▸ Set problem:
With the images removed, repeat the data below exactly.

▸ Dataset content:
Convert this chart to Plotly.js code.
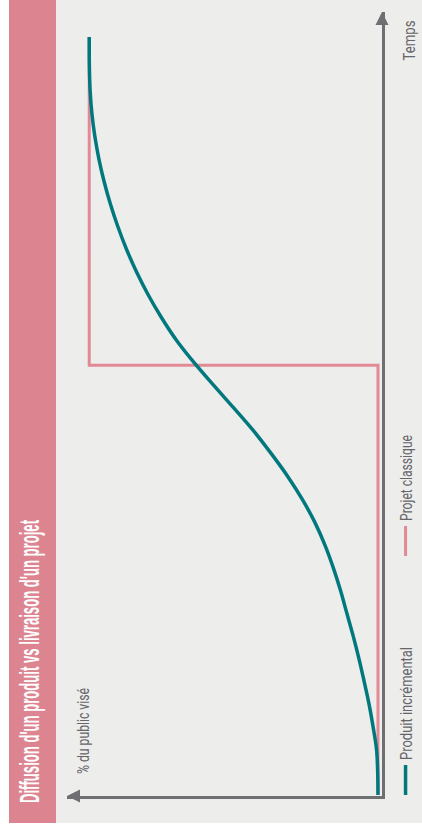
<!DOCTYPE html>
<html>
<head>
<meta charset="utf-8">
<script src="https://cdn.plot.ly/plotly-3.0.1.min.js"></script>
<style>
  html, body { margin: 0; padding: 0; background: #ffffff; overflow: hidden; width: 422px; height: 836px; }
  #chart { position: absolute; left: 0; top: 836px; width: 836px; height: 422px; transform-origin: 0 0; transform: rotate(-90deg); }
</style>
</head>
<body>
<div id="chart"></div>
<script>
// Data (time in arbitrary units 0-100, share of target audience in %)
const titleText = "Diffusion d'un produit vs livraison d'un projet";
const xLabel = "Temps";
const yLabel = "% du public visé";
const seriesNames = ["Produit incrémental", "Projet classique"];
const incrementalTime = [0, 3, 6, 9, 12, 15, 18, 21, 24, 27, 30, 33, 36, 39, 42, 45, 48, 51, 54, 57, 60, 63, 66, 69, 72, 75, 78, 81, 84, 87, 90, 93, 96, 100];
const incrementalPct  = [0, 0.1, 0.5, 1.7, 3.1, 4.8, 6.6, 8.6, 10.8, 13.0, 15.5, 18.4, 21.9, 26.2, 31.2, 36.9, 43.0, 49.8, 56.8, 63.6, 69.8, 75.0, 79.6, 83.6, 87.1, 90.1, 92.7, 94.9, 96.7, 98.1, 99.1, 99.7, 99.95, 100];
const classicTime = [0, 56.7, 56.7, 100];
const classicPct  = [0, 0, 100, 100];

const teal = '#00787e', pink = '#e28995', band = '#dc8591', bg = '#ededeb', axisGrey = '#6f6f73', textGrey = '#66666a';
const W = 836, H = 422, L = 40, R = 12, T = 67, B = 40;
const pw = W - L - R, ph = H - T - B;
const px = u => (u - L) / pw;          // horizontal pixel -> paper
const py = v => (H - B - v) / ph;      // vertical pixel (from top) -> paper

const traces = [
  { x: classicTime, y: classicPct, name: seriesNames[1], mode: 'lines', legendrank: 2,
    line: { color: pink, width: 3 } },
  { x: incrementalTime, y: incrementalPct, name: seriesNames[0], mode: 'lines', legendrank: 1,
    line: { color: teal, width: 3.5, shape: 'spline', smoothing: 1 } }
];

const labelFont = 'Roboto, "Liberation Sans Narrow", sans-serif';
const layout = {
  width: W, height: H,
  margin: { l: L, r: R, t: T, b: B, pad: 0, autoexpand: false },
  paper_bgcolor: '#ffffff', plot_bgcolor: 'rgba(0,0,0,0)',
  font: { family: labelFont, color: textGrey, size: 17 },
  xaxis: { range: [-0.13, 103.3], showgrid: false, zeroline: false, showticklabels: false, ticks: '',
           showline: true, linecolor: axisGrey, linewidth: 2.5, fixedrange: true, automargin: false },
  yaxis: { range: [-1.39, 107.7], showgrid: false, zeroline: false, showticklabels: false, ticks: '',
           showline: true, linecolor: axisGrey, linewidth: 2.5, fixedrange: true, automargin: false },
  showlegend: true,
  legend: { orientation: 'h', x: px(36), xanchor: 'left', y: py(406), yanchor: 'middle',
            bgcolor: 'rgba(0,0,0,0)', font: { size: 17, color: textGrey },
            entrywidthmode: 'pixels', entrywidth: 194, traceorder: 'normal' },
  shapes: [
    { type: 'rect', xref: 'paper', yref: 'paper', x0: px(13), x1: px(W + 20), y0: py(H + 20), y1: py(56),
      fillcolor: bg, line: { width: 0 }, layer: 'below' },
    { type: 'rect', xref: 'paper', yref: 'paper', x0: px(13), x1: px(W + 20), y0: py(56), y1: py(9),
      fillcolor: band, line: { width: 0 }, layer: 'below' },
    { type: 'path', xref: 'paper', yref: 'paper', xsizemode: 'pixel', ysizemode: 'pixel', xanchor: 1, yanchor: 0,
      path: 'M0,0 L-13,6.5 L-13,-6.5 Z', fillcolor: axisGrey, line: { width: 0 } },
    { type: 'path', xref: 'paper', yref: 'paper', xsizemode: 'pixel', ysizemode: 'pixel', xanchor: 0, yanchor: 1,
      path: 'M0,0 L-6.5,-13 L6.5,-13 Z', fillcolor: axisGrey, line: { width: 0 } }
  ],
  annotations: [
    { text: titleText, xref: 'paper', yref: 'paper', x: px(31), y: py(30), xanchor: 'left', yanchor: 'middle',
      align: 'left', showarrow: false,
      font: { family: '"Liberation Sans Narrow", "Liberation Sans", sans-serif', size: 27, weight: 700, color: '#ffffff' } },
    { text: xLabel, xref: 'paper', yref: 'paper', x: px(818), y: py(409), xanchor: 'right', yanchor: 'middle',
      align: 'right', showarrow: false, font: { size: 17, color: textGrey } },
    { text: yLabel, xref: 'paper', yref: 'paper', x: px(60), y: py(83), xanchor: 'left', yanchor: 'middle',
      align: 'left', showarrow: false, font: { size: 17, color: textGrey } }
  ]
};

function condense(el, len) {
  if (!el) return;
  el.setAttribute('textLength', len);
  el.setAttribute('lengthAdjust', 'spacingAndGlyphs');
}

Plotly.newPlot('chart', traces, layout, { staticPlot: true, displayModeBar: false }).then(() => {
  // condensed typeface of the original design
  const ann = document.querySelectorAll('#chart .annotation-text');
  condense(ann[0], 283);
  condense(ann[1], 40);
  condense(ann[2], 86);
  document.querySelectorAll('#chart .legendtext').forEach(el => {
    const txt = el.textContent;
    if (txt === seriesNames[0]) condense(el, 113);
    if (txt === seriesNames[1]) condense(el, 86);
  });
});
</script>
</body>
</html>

▸ Worked solution:
Convert this chart to Plotly.js code.
<!DOCTYPE html>
<html>
<head>
<meta charset="utf-8">
<script src="https://cdn.plot.ly/plotly-3.0.1.min.js"></script>
<style>
  html, body { margin: 0; padding: 0; background: #ffffff; overflow: hidden; width: 422px; height: 836px; }
  #chart { position: absolute; left: 0; top: 836px; width: 836px; height: 422px; transform-origin: 0 0; transform: rotate(-90deg); }
</style>
</head>
<body>
<div id="chart"></div>
<script>
// Data (time in arbitrary units 0-100, share of target audience in %)
const titleText = "Diffusion d'un produit vs livraison d'un projet";
const xLabel = "Temps";
const yLabel = "% du public visé";
const seriesNames = ["Produit incrémental", "Projet classique"];
const incrementalTime = [0, 3, 6, 9, 12, 15, 18, 21, 24, 27, 30, 33, 36, 39, 42, 45, 48, 51, 54, 57, 60, 63, 66, 69, 72, 75, 78, 81, 84, 87, 90, 93, 96, 100];
const incrementalPct  = [0, 0.1, 0.5, 1.7, 3.1, 4.8, 6.6, 8.6, 10.8, 13.0, 15.5, 18.4, 21.9, 26.2, 31.2, 36.9, 43.0, 49.8, 56.8, 63.6, 69.8, 75.0, 79.6, 83.6, 87.1, 90.1, 92.7, 94.9, 96.7, 98.1, 99.1, 99.7, 99.95, 100];
const classicTime = [0, 56.7, 56.7, 100];
const classicPct  = [0, 0, 100, 100];

const teal = '#00787e', pink = '#e28995', band = '#dc8591', bg = '#ededeb', axisGrey = '#6f6f73', textGrey = '#66666a';
const W = 836, H = 422, L = 40, R = 12, T = 67, B = 40;
const pw = W - L - R, ph = H - T - B;
const px = u => (u - L) / pw;          // horizontal pixel -> paper
const py = v => (H - B - v) / ph;      // vertical pixel (from top) -> paper

const traces = [
  { x: classicTime, y: classicPct, name: seriesNames[1], mode: 'lines', legendrank: 2,
    line: { color: pink, width: 3 } },
  { x: incrementalTime, y: incrementalPct, name: seriesNames[0], mode: 'lines', legendrank: 1,
    line: { color: teal, width: 3.5, shape: 'spline', smoothing: 1 } }
];

const labelFont = 'Roboto, "Liberation Sans Narrow", sans-serif';
const layout = {
  width: W, height: H,
  margin: { l: L, r: R, t: T, b: B, pad: 0, autoexpand: false },
  paper_bgcolor: '#ffffff', plot_bgcolor: 'rgba(0,0,0,0)',
  font: { family: labelFont, color: textGrey, size: 17 },
  xaxis: { range: [-0.13, 103.3], showgrid: false, zeroline: false, showticklabels: false, ticks: '',
           showline: true, linecolor: axisGrey, linewidth: 2.5, fixedrange: true, automargin: false },
  yaxis: { range: [-1.39, 107.7], showgrid: false, zeroline: false, showticklabels: false, ticks: '',
           showline: true, linecolor: axisGrey, linewidth: 2.5, fixedrange: true, automargin: false },
  showlegend: true,
  legend: { orientation: 'h', x: px(36), xanchor: 'left', y: py(406), yanchor: 'middle',
            bgcolor: 'rgba(0,0,0,0)', font: { size: 17, color: textGrey },
            entrywidthmode: 'pixels', entrywidth: 194, traceorder: 'normal' },
  shapes: [
    { type: 'rect', xref: 'paper', yref: 'paper', x0: px(13), x1: px(W + 20), y0: py(H + 20), y1: py(56),
      fillcolor: bg, line: { width: 0 }, layer: 'below' },
    { type: 'rect', xref: 'paper', yref: 'paper', x0: px(13), x1: px(W + 20), y0: py(56), y1: py(9),
      fillcolor: band, line: { width: 0 }, layer: 'below' },
    { type: 'path', xref: 'paper', yref: 'paper', xsizemode: 'pixel', ysizemode: 'pixel', xanchor: 1, yanchor: 0,
      path: 'M0,0 L-13,6.5 L-13,-6.5 Z', fillcolor: axisGrey, line: { width: 0 } },
    { type: 'path', xref: 'paper', yref: 'paper', xsizemode: 'pixel', ysizemode: 'pixel', xanchor: 0, yanchor: 1,
      path: 'M0,0 L-6.5,-13 L6.5,-13 Z', fillcolor: axisGrey, line: { width: 0 } }
  ],
  annotations: [
    { text: titleText, xref: 'paper', yref: 'paper', x: px(31), y: py(30), xanchor: 'left', yanchor: 'middle',
      align: 'left', showarrow: false,
      font: { family: '"Liberation Sans Narrow", "Liberation Sans", sans-serif', size: 27, weight: 700, color: '#ffffff' } },
    { text: xLabel, xref: 'paper', yref: 'paper', x: px(818), y: py(409), xanchor: 'right', yanchor: 'middle',
      align: 'right', showarrow: false, font: { size: 17, color: textGrey } },
    { text: yLabel, xref: 'paper', yref: 'paper', x: px(60), y: py(83), xanchor: 'left', yanchor: 'middle',
      align: 'left', showarrow: false, font: { size: 17, color: textGrey } }
  ]
};

function condense(el, len) {
  if (!el) return;
  el.setAttribute('textLength', len);
  el.setAttribute('lengthAdjust', 'spacingAndGlyphs');
}

Plotly.newPlot('chart', traces, layout, { staticPlot: true, displayModeBar: false }).then(() => {
  // condensed typeface of the original design
  const ann = document.querySelectorAll('#chart .annotation-text');
  condense(ann[0], 283);
  condense(ann[1], 40);
  condense(ann[2], 86);
  document.querySelectorAll('#chart .legendtext').forEach(el => {
    const txt = el.textContent;
    if (txt === seriesNames[0]) condense(el, 113);
    if (txt === seriesNames[1]) condense(el, 86);
  });
});
</script>
</body>
</html>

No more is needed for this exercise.